Friday 7 September 2012

Sleep! Where are you?

Hi Everyone!

Lying awake most of the night all I could think of was sleep. I cannot remember when last I have actually had a full night's sleep. No, I lie, I can remember only one night a couple of weeks ago that I slept through the night. The reason I remember it is because it was such a big thing for me. I was telling everyone that I finally had a good night's rest! But alas, it didn't last...

I love coffee, and thought ok, this is now the last resort for me, I am going to quit caffeine completely. I already have only been drinking coffee in the morning and only rooibos tea (which is caffeine free) from the afternoon to evening. I haven't had any coffee except for decaf for about ten days now. It has changed nothing! Just another thing that didn't work.

The biggest thing is that the problem doesn't lie with falling asleep as much as it lies with staying asleep. I take a sleeping tablet to fall asleep that works just fine. I go to sleep about 10pm-10:30pm and wakes up between 1:30am-2am. That's the only "good" sleep I have in a night. From there on it's very light sleeping and constantly waking up. It doesn't matter what I do, I just can't get a good night's rest!

I'm sure this is a problem that most people with fibro struggle with. The only advice the medical doctors give us when we go to them is to keep a clean sleep routine, don't drink any caffeine, don't do this, don't do that. Well let me tell you, none of that has worked for me! That is because that all helps only for you to fall asleep, not keep you asleep for 8-10hours a night! Heck, I'd be happy with six!

I feel that if I could get something that could give me that wonderful restorative good night's rest I would definitely feel better. Not sleeping well means our bodies don't recover properly and we feel like we didn't sleep at all. Sleep plays an important role in restoring our bodies through the night so we can get through the day. No wonder we can't get through the day. It's because all our resources are depleted! And on top of having that we also have to deal with all the pain!

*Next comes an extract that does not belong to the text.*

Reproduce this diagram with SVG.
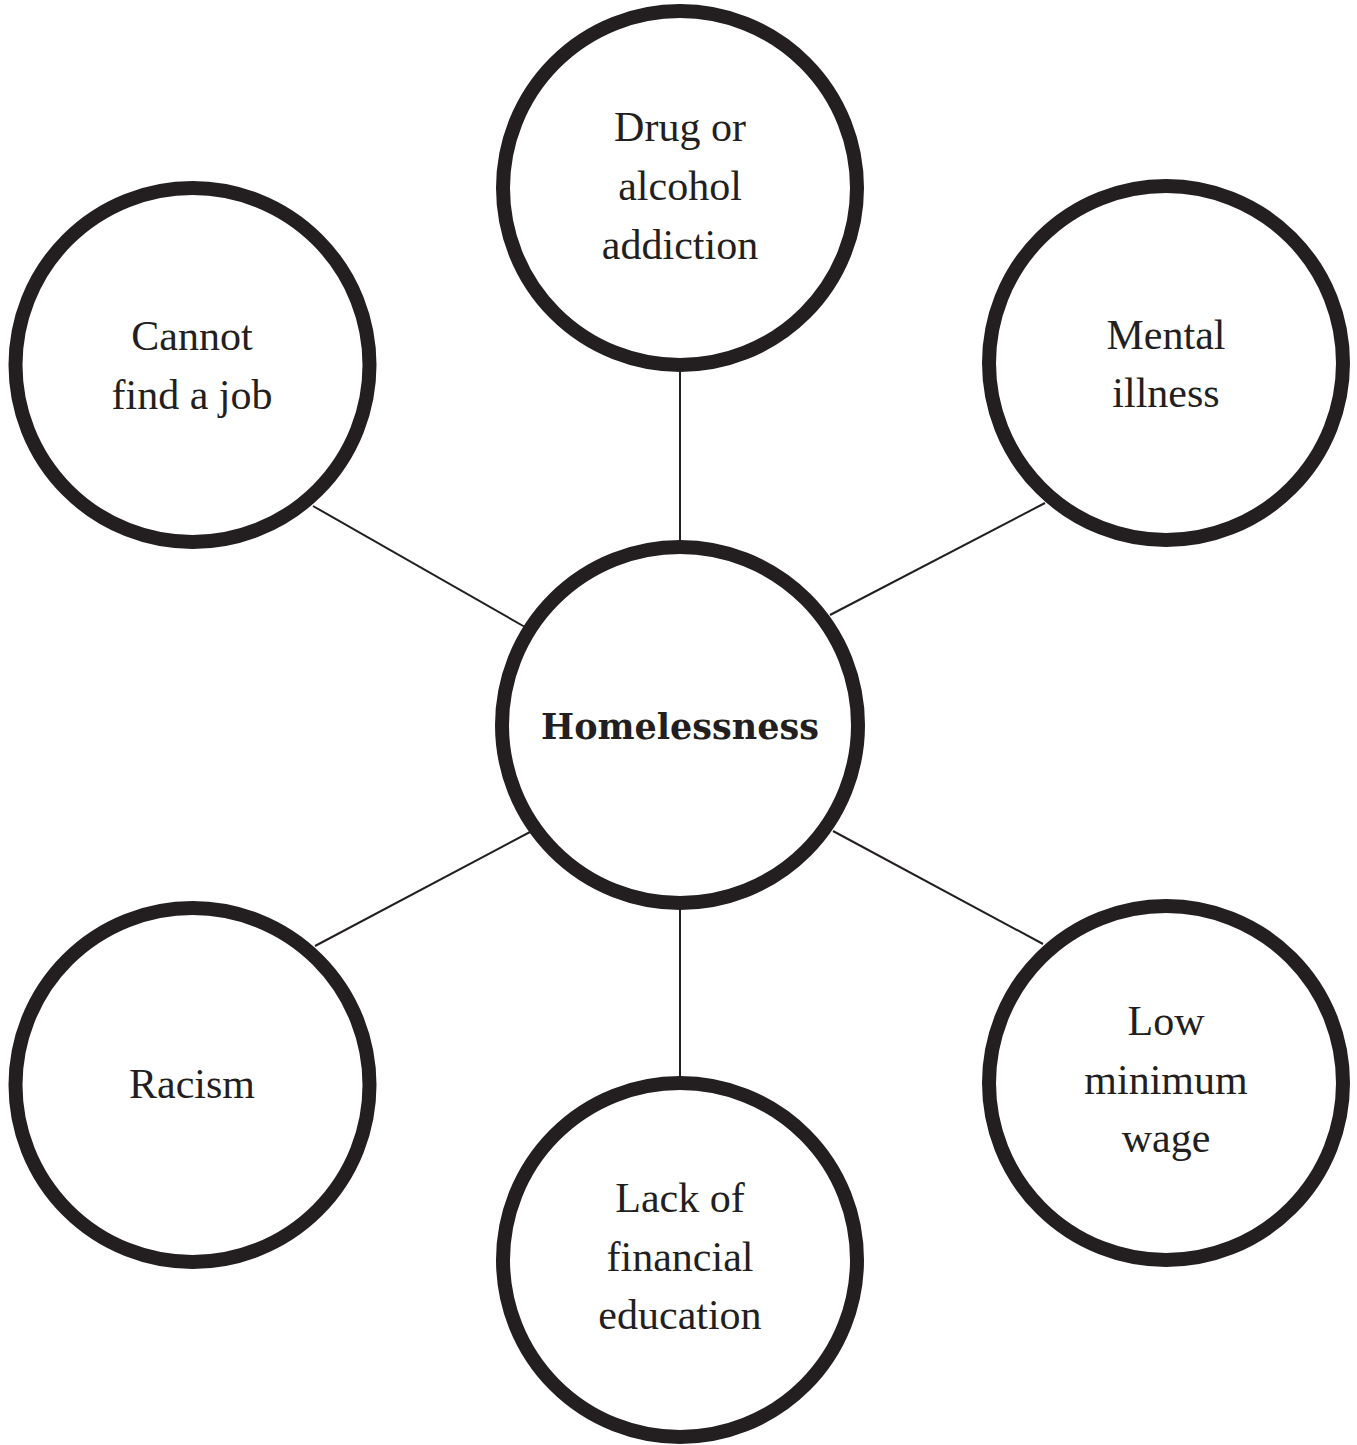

I would love to hear from other people with fibro whether or not they have found sleep!

Thanks for reading!

Stress and pain...

Hi Everyone!

I have been away for a little while because of personal things that kept me from writing. Finally I found some quiet time to write and reflect on the passed week.

I have decided to write about the affects of stress on people with fibromyalgia. First of all I want to say that stress doesn't cause fibromyalgia, but plays probably the one of the biggest roles in triggering the pain. As I have first hand experience from this I decided to share it so we can all learn from it.

What happened to me this week was completely out of my control. I did not look for stress, but stress found me! I have been avoiding stress-full situations and trying to keep calm emotionally.

Some days are better than others and daily stress fluctuates in intensity.

Then you get a slam-dunk from outside that in one instant bombards you with so much emotional stress.

And I can tell you that stress definitely makes the pain worse. I have been so sore in every inch of my body. I have barely been able to get out of my bed for the past few days. And sleep has eluded me! I actually woke up in the middle of the night with extreme leg and hip pain. No matter what I took nothing helped with the headaches and other pain.

I sometimes struggle to cope with everything and wish I could live a stress-free life. I wish I could find that place, but it's unrealistic to think that you can live stress-free. We all have stress in our daily lives and when we get the added stress, instead of just feeling stressed-out, it is like a switch goes on in our bodies and it comes out through the pain. And lots of it!

So that's the way the cookie crumbles. Now we have to learn how to cope with the stress and make the pain go away. I don't have the answer yet, but will keep trying. I have been doing a lot of yoga breathing exercises but that only helps for a short while. I think I will try and apply what my doctor says about pain, "prevention is better that cure" Avoid it when you can and when you can't just try and go with the flow!

Thanks for reading, and happy blogging to everyone!